The College of Staten Island has a new state-of-the-art, high-fidelity nursing simulation lab, thanks to a $150,000 endowment secured by New York State Senator Andrew Lanza. The Senator officially opened the lab at a ribbon-cutting ceremony this afternoon on the College’s Willowbrook campus.
Saying that “nurses are really the backbone of the health care delivery system,” Senator Lanza added that it’s “just so nice to see that right here on Staten Island we have this center for nursing education excellence.” Nursing Department faculty and students also treated the Senator to a demonstration of some of the lab’s equipment.
CSI President Tomás Morales called Senator Lanza a “real champion of the College…and someone who is dedicated 24/7 to the people of Staten Island.”
Mary O’Donnell, Chairperson of CSI’s Department of Nursing, said that the new facility “is an approach to experiential learning that is learner-centered, integrated, [and promotes] cognitive, psychomotor, and affective domains of learning through the use of high-fidelity simulation mannequins.”
In the past, O’Donnell explained, simulation mannequins were motionless. These new models actually talk, breathe, and have vital signs. “For the most part,” O’Donnell noted, “this is done primarily to create a safe and effective learning opportunity based on active learning techniques in a high-tech, high-fidelity environment with state-of-the art equipment. What we’re really looking at is providing for patient safety and medical errors that are embedded within simulation clinical experiences so students will be able to pick out what could have happened and correct what they need to correct in a very safe environment.”
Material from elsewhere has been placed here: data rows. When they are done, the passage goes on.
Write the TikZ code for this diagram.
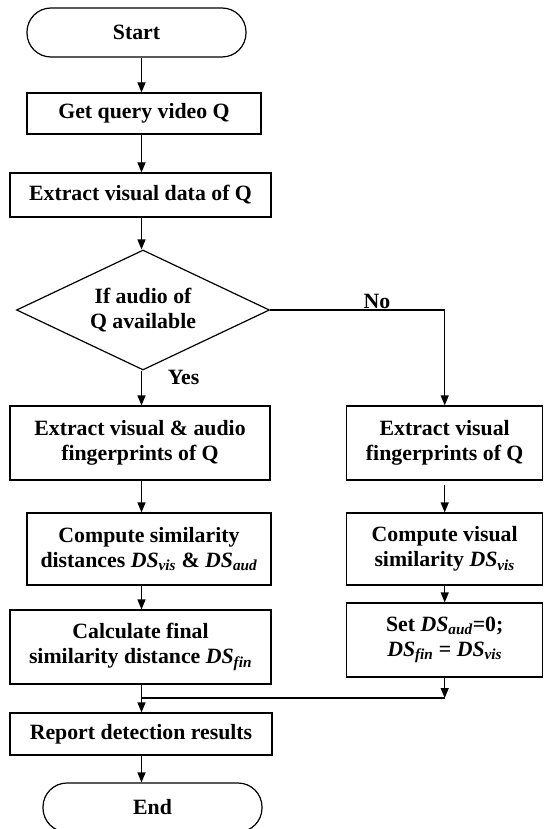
\documentclass[tikz,border=0pt]{standalone}
\usepackage{fontspec}
\setmainfont{Liberation Serif}
\usetikzlibrary{shapes.geometric,arrows.meta}

\newcommand{\dsub}[1]{\textit{DS}\textsubscript{\textit{#1}}}

\begin{document}
\begin{tikzpicture}[x=1pt,y=-1pt]
  % Base settings
  \tikzset{
    box/.style={draw, line width=1.2pt, inner sep=0pt, align=center,
      font=\fontsize{21.8}{25}\selectfont\bfseries},
    term/.style={box, rounded corners=24pt},
    decide/.style={box, diamond, aspect=2, minimum width=253pt, minimum height=120pt},
    arr/.style={line width=1.2pt, -{Triangle[length=10pt,width=8pt]}},
    link/.style={line width=1.2pt},
    lbl/.style={font=\fontsize{21.8}{25}\selectfont\bfseries, inner sep=0pt}
  }
  \useasboundingbox (0,0) rectangle (544,829);

  % --- Columns ---
  \coordinate (col) at (141.5,0);
  \coordinate (colr) at (444.7,0);
  \coordinate (mrg) at (141.5,698);

  % --- Left column ---
  \node[term, minimum width=219pt, minimum height=49pt] (start) at (136.5,32.5) {Start};
  \node[box, minimum width=234pt, minimum height=41pt] (get) at (144,113.5) {Get query video Q};
  \node[box, minimum width=261pt, minimum height=44pt] (vdata) at (140.5,195) {Extract visual data of Q};
  \node[decide] (dec) at (143,310) {If audio of\\Q available};
  \node[box, minimum width=260pt, minimum height=74pt] (lfp) at (140,443) {Extract visual \& audio\\fingerprints of Q};
  \node[box, minimum width=244pt, minimum height=72pt] (ldist) at (149,549) {Compute similarity\\distances \dsub{vis} \& \dsub{aud}};
  \node[box, minimum width=261pt, minimum height=74pt] (lfin) at (140.5,647) {Calculate final\\similarity distance \dsub{fin}};
  \node[box, minimum width=262pt, minimum height=42pt] (report) at (141,734) {Report detection results};
  \node[term, minimum width=219pt, minimum height=49pt] (end) at (152.5,807.5) {End};

  % --- Right column ---
  \node[box, minimum width=196pt, minimum height=74pt] (rfp) at (444.7,443) {Extract visual\\fingerprints of Q};
  \node[box, minimum width=196pt, minimum height=72pt] (rdist) at (444.7,549) {Compute visual\\similarity \dsub{vis}};
  \node[box, minimum width=196pt, minimum height=74pt] (rset) at (444.7,640) {Set \dsub{aud}=0;\\\dsub{fin} = \dsub{vis}};

  % --- Labels ---
  \node[lbl] (no) at (377,301.5) {No};
  \node[lbl] (yes) at (183.5,377) {Yes};

  % --- Connectors ---
  \draw[arr] (start.south -| col) -- (get.north -| col);
  \draw[arr] (get.south -| col) -- (vdata.north -| col);
  \draw[arr] (vdata.south -| col) -- (dec.north -| col);
  \draw[arr] (dec.south -| col) -- (lfp.north -| col);
  \draw[arr] (dec.east) -| (rfp.north -| colr);
  \draw[arr] (lfp.south -| col) -- (ldist.north -| col);
  \draw[arr] (ldist.south -| col) -- (lfin.north -| col);
  \draw[arr] (lfin.south -| col) -- (report.north -| col);
  \draw[arr] (report.south -| col) -- (end.north -| col);
  \draw[arr] ([yshift=-4pt]rfp.south -| colr) -- (rdist.north -| colr);
  \draw[arr] (rdist.south -| colr) -- (rset.north -| colr);
  \draw[arr] (rset.south -| colr) -- (mrg -| colr);
  \draw[link] (mrg -| colr) -- (mrg);
\end{tikzpicture}
\end{document}
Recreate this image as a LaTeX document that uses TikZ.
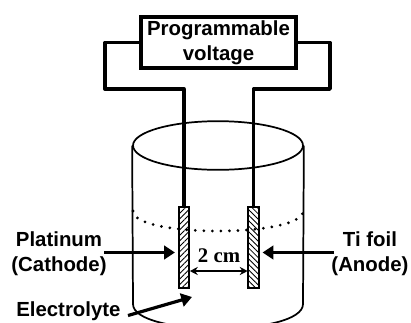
\documentclass[tikz,border=0pt]{standalone}
\usepackage{fontspec}
\setmainfont{Liberation Sans}
\newfontfamily\serifbf{Liberation Serif}
\usetikzlibrary{arrows.meta,patterns.meta,shapes.geometric}
\tikzset{
  lbl/.style   ={font=\fontsize{15.3}{18.6}\selectfont\bfseries, align=center, inner sep=0pt},
  gap/.style   ={font=\fontsize{15.6}{18}\serifbf\bfseries, inner sep=0pt},
  supply/.style={draw, line width=2.6pt, minimum width=116pt, minimum height=38.5pt, inner sep=0pt,
                 align=center, font=\fontsize{15.3}{18.6}\selectfont\bfseries},
  wire/.style  ={line width=2.5pt, line join=round},
  vessel/.style={line width=1.3pt},
  rim/.style   ={ellipse, draw, line width=1.3pt, minimum width=127.5pt, minimum height=36.5pt, inner sep=0pt},
  foil/.style  ={draw, line width=1.3pt, minimum width=8pt, minimum height=60.5pt, inner sep=0pt},
  level/.style ={line width=2.3pt, line cap=round, dash pattern=on 0pt off 6.4pt},
  pt/.style    ={line width=2.4pt, -{Triangle[length=8pt,width=10pt]}},
  span/.style  ={line width=1.4pt, {Stealth[length=6pt,width=6pt]}-{Stealth[length=6pt,width=6pt]}},
}
\begin{document}
\begin{tikzpicture}[x=0.75pt,y=-0.75pt]
  \useasboundingbox (0,0) rectangle (411,322);
  \begin{scope}
    \clip (0,0) rectangle (411,322);
    \node[rim] (mouth) at (218,145.5) {};
    \coordinate (baseL) at (133,304);
    \coordinate (baseR) at (303,304);
    \draw[vessel] (mouth.west) -- (baseL)
      .. controls (133,336.7) and (303,336.7) .. (baseR) -- (mouth.east);
  \end{scope}
  \draw[level] (133,211) .. controls (133,237.7) and (303,237.7) .. (303,211);
  \node[foil,pattern={Lines[angle=45,distance=2.9pt,line width=0.65pt]}] (cathode) at (184,247.5) {};
  \node[foil,pattern={Lines[angle=-45,distance=2.9pt,line width=0.65pt]}] (anode) at (253.5,247.5) {};
  \node[supply] (volt) at (218.5,42.5) {Programmable\\voltage};
  % leads run round the box and drop into the cell
  \draw[wire] (volt.west) -| (105,89) -| (cathode.north);
  \draw[wire] (volt.east) -| (330,89) -| (anode.north);
  \node[lbl] (ptlabel) at (59,254) {Platinum\\(Cathode)};
  \node[lbl] (tilabel) at (370,254) {Ti foil\\(Anode)};
  \node[lbl,anchor=west] (ellabel) at (16,311) {Electrolyte};
  \coordinate (ptfree) at (104,252.5);
  \coordinate (tifree) at (334,252.5);
  \coordinate (elfree) at (128,315.5);
  \coordinate (eltip) at (192,297);
  \draw[pt,shorten >=2.5pt] (ptfree) -- (cathode.west |- ptfree);
  \draw[pt,shorten >=2.5pt] (tifree) -- (anode.east |- tifree);
  \draw[pt] (elfree) -- (eltip);
  \draw[span] (cathode.east |- 0,271) -- (anode.west |- 0,271);
  \node[gap] (sep) at (219,255.5) {2 cm};
\end{tikzpicture}
\end{document}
Beyond providing for the new mannequins, O’Donnell said that the endowment is also making it possible for a videotaping system that records students as they interact with the mannequins. She points out that “we can now videotape the students as they are performing and we have a debriefing session in which the students and the instructors can evaluate what was good, what needs to be improved, how things could be done better…which is important in adult learning.”
Currently, the new lab is geared more toward helping students in the Nursing Associate’s degree program, but O’Donnell adds that the department will also seek ways to engage Bachelor’s and Master’s students.
As for her feelings on the new facility, O’Donnell explained, “I’m very pleased at [the lab] we have because I think that it is much more updated and complete. I think that it’s exciting because it’s a really great opportunity for both the students and the instructors to promote teaching and learning. It will definitely make patients feel much better when they are being cared for because there will be a new degree of confidence after students have had the opportunity to play out various scenarios and have to do critical thinking on their feet in a very safe environment—that’s the critical piece. We want to be sure that it’s a safe environment and they have a comfortable feeling of testing their wings.”